When breakingnews.cfm is accessed it runs these queries:

<cfquery name="get_info" datasource="#db#">
select *
     from news
     where
         <cfif not isdefined("id")>
         is_current = 1
         <cfelse>
         id = #id#
         </cfif>
    order by mes_dat desc, mes_tim desc
</cfquery>

<cfquery name="add_exp" datasource="#db#">
   UPDATE news
   SET is_current = 1
   WHERE now() BETWEEN mes_dat AND exp_dat
</cfquery>

<cfquery name="remove_exp" datasource="#db#">
   UPDATE news
   SET is_current = 0
   WHERE now() NOT BETWEEN mes_dat AND exp_dat
</cfquery>

This will cause the messages that have an exp_dat between now() and mes_dat to be displayed and otherwise not display on breakingnews.cfm.

However, when a new message is submitted, upon accessing breakingnews.cfm the first time, only the newly submitted message is displayed.

If the page is refreshed, the messages that were filtered correctly will be displayed under the new message, but there will now be six items displaying on the page when there should only be five.


How can I get the correct amount of messages, and have them display the first time without needing a refresh?

    This topic has been closed for replies.
    Correct answer Dan_Bracuk

    Yes, and it returns the correct result set.

    Instead of editing the get_init_info query, I tried creating a new one under update_info_1:

    <cfquery name="filter_exp" datasource="#db#">
    UPDATE news
       SET is_current = 1
       where exp_dat > now()
    </cfquery>

    and the message stays and no longer needs the odd refresh before it displays correctly on breakingnews.cfm,

    but it's still broken in the fact that the amount of rows that can have is_current = 1 is no longer limited to 5

    (it simply keeps every new message at is_current = 1).
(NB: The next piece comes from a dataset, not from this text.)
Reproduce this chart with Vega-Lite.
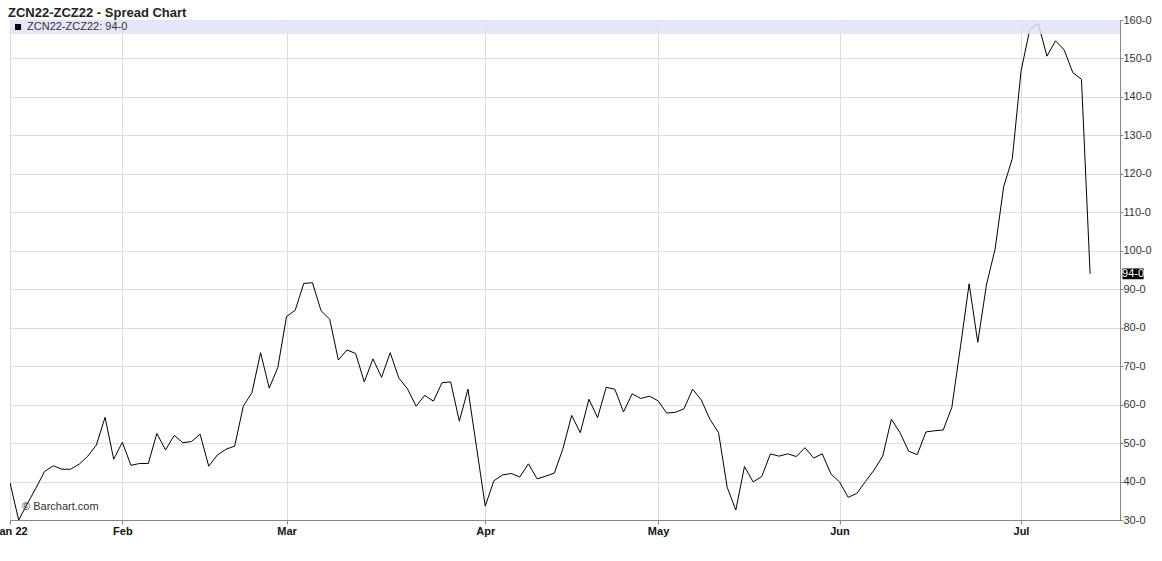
{
  "$schema": "https://vega.github.io/schema/vega-lite/v6.json",
  "width": 1110,
  "height": 500,
  "autosize": "none",
  "padding": {"left": 10, "top": 20, "right": 42, "bottom": 41},
  "background": "white",
  "title": {
    "text": "ZCN22-ZCZ22 - Spread Chart",
    "anchor": "start",
    "frame": "group",
    "dx": -2,
    "offset": -16,
    "baseline": "alphabetic",
    "font": "Liberation Sans",
    "fontSize": 13,
    "fontWeight": "bold",
    "color": "#222222"
  },
  "config": {
    "font": "Liberation Sans",
    "view": {"stroke": "#888888", "strokeWidth": 1},
    "axis": {
      "labelFont": "Liberation Sans",
      "labelFontSize": 11,
      "labelOverlap": false,
      "labelBound": false,
      "labelFlush": false,
      "tickColor": "#888888",
      "domainColor": "#888888",
      "gridColor": "#dddddd",
      "gridWidth": 1,
      "title": null
    },
    "axisX": {
      "labelFontWeight": "bold",
      "labelColor": "#111111",
      "labelPadding": 1,
      "tickSize": 4
    },
    "axisY": {
      "labelColor": "#333333",
      "labelPadding": 0,
      "tickSize": 3
    }
  },
  "data": {
    "values": [
      {"i": -13, "date": "2022-01-12", "spread": 39.7},
      {"i": -12, "date": "2022-01-13", "spread": 30.0},
      {"i": -11, "date": "2022-01-14", "spread": 34.2},
      {"i": -10, "date": "2022-01-18", "spread": 38.3},
      {"i": -9, "date": "2022-01-19", "spread": 42.6},
      {"i": -8, "date": "2022-01-20", "spread": 44.1},
      {"i": -7, "date": "2022-01-21", "spread": 43.2},
      {"i": -6, "date": "2022-01-24", "spread": 43.2},
      {"i": -5, "date": "2022-01-25", "spread": 44.5},
      {"i": -4, "date": "2022-01-26", "spread": 46.6},
      {"i": -3, "date": "2022-01-27", "spread": 49.5},
      {"i": -2, "date": "2022-01-28", "spread": 56.7},
      {"i": -1, "date": "2022-01-31", "spread": 45.8},
      {"i": 0, "date": "2022-02-01", "spread": 50.2},
      {"i": 1, "date": "2022-02-02", "spread": 44.2},
      {"i": 2, "date": "2022-02-03", "spread": 44.7},
      {"i": 3, "date": "2022-02-04", "spread": 44.7},
      {"i": 4, "date": "2022-02-07", "spread": 52.5},
      {"i": 5, "date": "2022-02-08", "spread": 48.2},
      {"i": 6, "date": "2022-02-09", "spread": 52.0},
      {"i": 7, "date": "2022-02-10", "spread": 50.1},
      {"i": 8, "date": "2022-02-11", "spread": 50.4},
      {"i": 9, "date": "2022-02-14", "spread": 52.3},
      {"i": 10, "date": "2022-02-15", "spread": 44.0},
      {"i": 11, "date": "2022-02-16", "spread": 46.9},
      {"i": 12, "date": "2022-02-17", "spread": 48.4},
      {"i": 13, "date": "2022-02-18", "spread": 49.2},
      {"i": 14, "date": "2022-02-22", "spread": 59.6},
      {"i": 15, "date": "2022-02-23", "spread": 63.1},
      {"i": 16, "date": "2022-02-24", "spread": 73.5},
      {"i": 17, "date": "2022-02-25", "spread": 64.3},
      {"i": 18, "date": "2022-02-28", "spread": 69.7},
      {"i": 19, "date": "2022-03-01", "spread": 82.9},
      {"i": 20, "date": "2022-03-02", "spread": 84.5},
      {"i": 21, "date": "2022-03-03", "spread": 91.5},
      {"i": 22, "date": "2022-03-04", "spread": 91.7},
      {"i": 23, "date": "2022-03-07", "spread": 84.4},
      {"i": 24, "date": "2022-03-08", "spread": 82.2},
      {"i": 25, "date": "2022-03-09", "spread": 71.6},
      {"i": 26, "date": "2022-03-10", "spread": 74.2},
      {"i": 27, "date": "2022-03-11", "spread": 73.3},
      {"i": 28, "date": "2022-03-14", "spread": 65.9},
      {"i": 29, "date": "2022-03-15", "spread": 71.9},
      {"i": 30, "date": "2022-03-16", "spread": 67.1},
      {"i": 31, "date": "2022-03-17", "spread": 73.5},
      {"i": 32, "date": "2022-03-18", "spread": 66.9},
      {"i": 33, "date": "2022-03-21", "spread": 64.1},
      {"i": 34, "date": "2022-03-22", "spread": 59.6},
      {"i": 35, "date": "2022-03-23", "spread": 62.4},
      {"i": 36, "date": "2022-03-24", "spread": 60.9},
      {"i": 37, "date": "2022-03-25", "spread": 65.7},
      {"i": 38, "date": "2022-03-28", "spread": 65.9},
      {"i": 39, "date": "2022-03-29", "spread": 55.7},
      {"i": 40, "date": "2022-03-30", "spread": 64.0},
      {"i": 41, "date": "2022-03-31", "spread": 48.8},
      {"i": 42, "date": "2022-04-01", "spread": 33.6},
      {"i": 43, "date": "2022-04-04", "spread": 40.2},
      {"i": 44, "date": "2022-04-05", "spread": 41.7},
      {"i": 45, "date": "2022-04-06", "spread": 42.1},
      {"i": 46, "date": "2022-04-07", "spread": 41.2},
      {"i": 47, "date": "2022-04-08", "spread": 44.6},
      {"i": 48, "date": "2022-04-11", "spread": 40.7},
      {"i": 49, "date": "2022-04-12", "spread": 41.4},
      {"i": 50, "date": "2022-04-13", "spread": 42.2},
      {"i": 51, "date": "2022-04-14", "spread": 48.6},
      {"i": 52, "date": "2022-04-18", "spread": 57.2},
      {"i": 53, "date": "2022-04-19", "spread": 52.7},
      {"i": 54, "date": "2022-04-20", "spread": 61.4},
      {"i": 55, "date": "2022-04-21", "spread": 56.6},
      {"i": 56, "date": "2022-04-22", "spread": 64.5},
      {"i": 57, "date": "2022-04-25", "spread": 64.0},
      {"i": 58, "date": "2022-04-26", "spread": 58.1},
      {"i": 59, "date": "2022-04-27", "spread": 62.8},
      {"i": 60, "date": "2022-04-28", "spread": 61.6},
      {"i": 61, "date": "2022-04-29", "spread": 62.2},
      {"i": 62, "date": "2022-05-02", "spread": 61.0},
      {"i": 63, "date": "2022-05-03", "spread": 57.8},
      {"i": 64, "date": "2022-05-04", "spread": 58.0},
      {"i": 65, "date": "2022-05-05", "spread": 58.9},
      {"i": 66, "date": "2022-05-06", "spread": 64.0},
      {"i": 67, "date": "2022-05-09", "spread": 61.2},
      {"i": 68, "date": "2022-05-10", "spread": 56.2},
      {"i": 69, "date": "2022-05-11", "spread": 52.7},
      {"i": 70, "date": "2022-05-12", "spread": 38.5},
      {"i": 71, "date": "2022-05-13", "spread": 32.6},
      {"i": 72, "date": "2022-05-16", "spread": 43.9},
      {"i": 73, "date": "2022-05-17", "spread": 39.9},
      {"i": 74, "date": "2022-05-18", "spread": 41.3},
      {"i": 75, "date": "2022-05-19", "spread": 47.2},
      {"i": 76, "date": "2022-05-20", "spread": 46.6},
      {"i": 77, "date": "2022-05-23", "spread": 47.2},
      {"i": 78, "date": "2022-05-24", "spread": 46.5},
      {"i": 79, "date": "2022-05-25", "spread": 48.8},
      {"i": 80, "date": "2022-05-26", "spread": 46.1},
      {"i": 81, "date": "2022-05-27", "spread": 47.2},
      {"i": 82, "date": "2022-05-31", "spread": 42.0},
      {"i": 83, "date": "2022-06-01", "spread": 39.9},
      {"i": 84, "date": "2022-06-02", "spread": 35.9},
      {"i": 85, "date": "2022-06-03", "spread": 36.9},
      {"i": 86, "date": "2022-06-06", "spread": 40.0},
      {"i": 87, "date": "2022-06-07", "spread": 43.0},
      {"i": 88, "date": "2022-06-08", "spread": 46.6},
      {"i": 89, "date": "2022-06-09", "spread": 56.2},
      {"i": 90, "date": "2022-06-10", "spread": 52.7},
      {"i": 91, "date": "2022-06-13", "spread": 47.9},
      {"i": 92, "date": "2022-06-14", "spread": 47.0},
      {"i": 93, "date": "2022-06-15", "spread": 52.9},
      {"i": 94, "date": "2022-06-16", "spread": 53.2},
      {"i": 95, "date": "2022-06-17", "spread": 53.4},
      {"i": 96, "date": "2022-06-21", "spread": 59.3},
      {"i": 97, "date": "2022-06-22", "spread": 75.1},
      {"i": 98, "date": "2022-06-23", "spread": 91.4},
      {"i": 99, "date": "2022-06-24", "spread": 76.2},
      {"i": 100, "date": "2022-06-27", "spread": 91.1},
      {"i": 101, "date": "2022-06-28", "spread": 100.4},
      {"i": 102, "date": "2022-06-29", "spread": 116.7},
      {"i": 103, "date": "2022-06-30", "spread": 124.0},
      {"i": 104, "date": "2022-07-01", "spread": 146.6},
      {"i": 105, "date": "2022-07-05", "spread": 157.4},
      {"i": 106, "date": "2022-07-06", "spread": 159.1},
      {"i": 107, "date": "2022-07-07", "spread": 150.6},
      {"i": 108, "date": "2022-07-08", "spread": 154.6},
      {"i": 109, "date": "2022-07-11", "spread": 152.2},
      {"i": 110, "date": "2022-07-12", "spread": 146.3},
      {"i": 111, "date": "2022-07-13", "spread": 144.6},
      {"i": 112, "date": "2022-07-14", "spread": 94.0}
    ]
  },
  "layer": [
    {
      "mark": {"type": "line", "color": "#000000", "strokeWidth": 1, "clip": true},
      "encoding": {
        "x": {
          "field": "i",
          "type": "quantitative",
          "scale": {"domain": [-13, 115.46], "nice": false, "zero": false},
          "axis": {
            "values": [-13, 0, 19, 42, 62, 83, 104],
            "labelExpr": "datum.value == -13 ? 'Jan 22' : datum.value == 0 ? 'Feb' : datum.value == 19 ? 'Mar' : datum.value == 42 ? 'Apr' : datum.value == 62 ? 'May' : datum.value == 83 ? 'Jun' : 'Jul'"
          }
        },
        "y": {
          "field": "spread",
          "type": "quantitative",
          "scale": {"domain": [30, 160], "nice": false, "zero": false},
          "axis": {
            "orient": "right",
            "values": [30, 40, 50, 60, 70, 80, 90, 100, 110, 120, 130, 140, 150, 160],
            "labelExpr": "datum.value + '-0'"
          }
        }
      }
    },
    {
      "data": {"values": [{"band": "legend"}]},
      "mark": {"type": "rect", "fill": "#e2e2fa", "opacity": 0.85},
      "encoding": {
        "x": {"datum": -13, "type": "quantitative", "axis": {"values": [-13, 0, 19, 42, 62, 83, 104], "labelExpr": "datum.value == -13 ? 'Jan 22' : datum.value == 0 ? 'Feb' : datum.value == 19 ? 'Mar' : datum.value == 42 ? 'Apr' : datum.value == 62 ? 'May' : datum.value == 83 ? 'Jun' : 'Jul'"}},
        "x2": {"datum": 115.46},
        "y": {"datum": 160, "type": "quantitative", "axis": {"orient": "right", "values": [30, 40, 50, 60, 70, 80, 90, 100, 110, 120, 130, 140, 150, 160], "labelExpr": "datum.value + '-0'"}},
        "y2": {"datum": 156.36}
      }
    },
    {
      "data": {"values": [{"legend": "ZCN22-ZCZ22: 94-0"}]},
      "mark": {"type": "point", "shape": "square", "filled": true, "color": "#000000", "size": 36, "opacity": 1},
      "encoding": {
        "x": {"datum": -12.07, "type": "quantitative", "axis": {"values": [-13, 0, 19, 42, 62, 83, 104], "labelExpr": "datum.value == -13 ? 'Jan 22' : datum.value == 0 ? 'Feb' : datum.value == 19 ? 'Mar' : datum.value == 42 ? 'Apr' : datum.value == 62 ? 'May' : datum.value == 83 ? 'Jun' : 'Jul'"}},
        "y": {"datum": 158.18, "type": "quantitative", "axis": {"orient": "right", "values": [30, 40, 50, 60, 70, 80, 90, 100, 110, 120, 130, 140, 150, 160], "labelExpr": "datum.value + '-0'"}}
      }
    },
    {
      "data": {"values": [{"legend": "ZCN22-ZCZ22: 94-0"}]},
      "mark": {"type": "text", "align": "left", "baseline": "middle", "fontSize": 11, "color": "#333333", "font": "Liberation Sans"},
      "encoding": {
        "x": {"datum": -11.03, "type": "quantitative", "axis": {"values": [-13, 0, 19, 42, 62, 83, 104], "labelExpr": "datum.value == -13 ? 'Jan 22' : datum.value == 0 ? 'Feb' : datum.value == 19 ? 'Mar' : datum.value == 42 ? 'Apr' : datum.value == 62 ? 'May' : datum.value == 83 ? 'Jun' : 'Jul'"}},
        "y": {"datum": 158.18, "type": "quantitative", "axis": {"orient": "right", "values": [30, 40, 50, 60, 70, 80, 90, 100, 110, 120, 130, 140, 150, 160], "labelExpr": "datum.value + '-0'"}},
        "text": {"field": "legend"}
      }
    },
    {
      "data": {"values": [{"credit": "© Barchart.com"}]},
      "mark": {"type": "text", "align": "left", "baseline": "middle", "fontSize": 11, "color": "#333333", "font": "Liberation Sans"},
      "encoding": {
        "x": {"datum": -11.61, "type": "quantitative", "axis": {"values": [-13, 0, 19, 42, 62, 83, 104], "labelExpr": "datum.value == -13 ? 'Jan 22' : datum.value == 0 ? 'Feb' : datum.value == 19 ? 'Mar' : datum.value == 42 ? 'Apr' : datum.value == 62 ? 'May' : datum.value == 83 ? 'Jun' : 'Jul'"}},
        "y": {"datum": 33.38, "type": "quantitative", "axis": {"orient": "right", "values": [30, 40, 50, 60, 70, 80, 90, 100, 110, 120, 130, 140, 150, 160], "labelExpr": "datum.value + '-0'"}},
        "text": {"field": "credit"}
      }
    },
    {
      "data": {"values": [{"last": "94-0"}]},
      "mark": {"type": "rect", "fill": "#000000"},
      "encoding": {
        "x": {"datum": 115.75, "type": "quantitative", "axis": {"values": [-13, 0, 19, 42, 62, 83, 104], "labelExpr": "datum.value == -13 ? 'Jan 22' : datum.value == 0 ? 'Feb' : datum.value == 19 ? 'Mar' : datum.value == 42 ? 'Apr' : datum.value == 62 ? 'May' : datum.value == 83 ? 'Jun' : 'Jul'"}},
        "x2": {"datum": 118.2},
        "y": {"datum": 95.4, "type": "quantitative", "axis": {"orient": "right", "values": [30, 40, 50, 60, 70, 80, 90, 100, 110, 120, 130, 140, 150, 160], "labelExpr": "datum.value + '-0'"}},
        "y2": {"datum": 92.6}
      }
    },
    {
      "data": {"values": [{"last": "94-0"}]},
      "mark": {"type": "text", "align": "center", "baseline": "middle", "fontSize": 11, "color": "#ffffff", "font": "Liberation Sans"},
      "encoding": {
        "x": {"datum": 116.98, "type": "quantitative", "axis": {"values": [-13, 0, 19, 42, 62, 83, 104], "labelExpr": "datum.value == -13 ? 'Jan 22' : datum.value == 0 ? 'Feb' : datum.value == 19 ? 'Mar' : datum.value == 42 ? 'Apr' : datum.value == 62 ? 'May' : datum.value == 83 ? 'Jun' : 'Jul'"}},
        "y": {"datum": 94, "type": "quantitative", "axis": {"orient": "right", "values": [30, 40, 50, 60, 70, 80, 90, 100, 110, 120, 130, 140, 150, 160], "labelExpr": "datum.value + '-0'"}},
        "text": {"field": "last"}
      }
    }
  ]
}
    Google "ms access top n query" and that won't be a problem.

    1 reply

    Inspiring
    March 23, 2011

    The is_current field is not only unnecessary, but probably messing you up.  If you have an expiry date and time, use it in the where clause of your query.  Something like

    select whatever

    from whereever

    where expirydatetime > currentdatetime

    Known Participant
    March 23, 2011
    use it in the where clause of your query

    Which query?

    Inspiring
    March 23, 2011

    The query you named "get_init_info".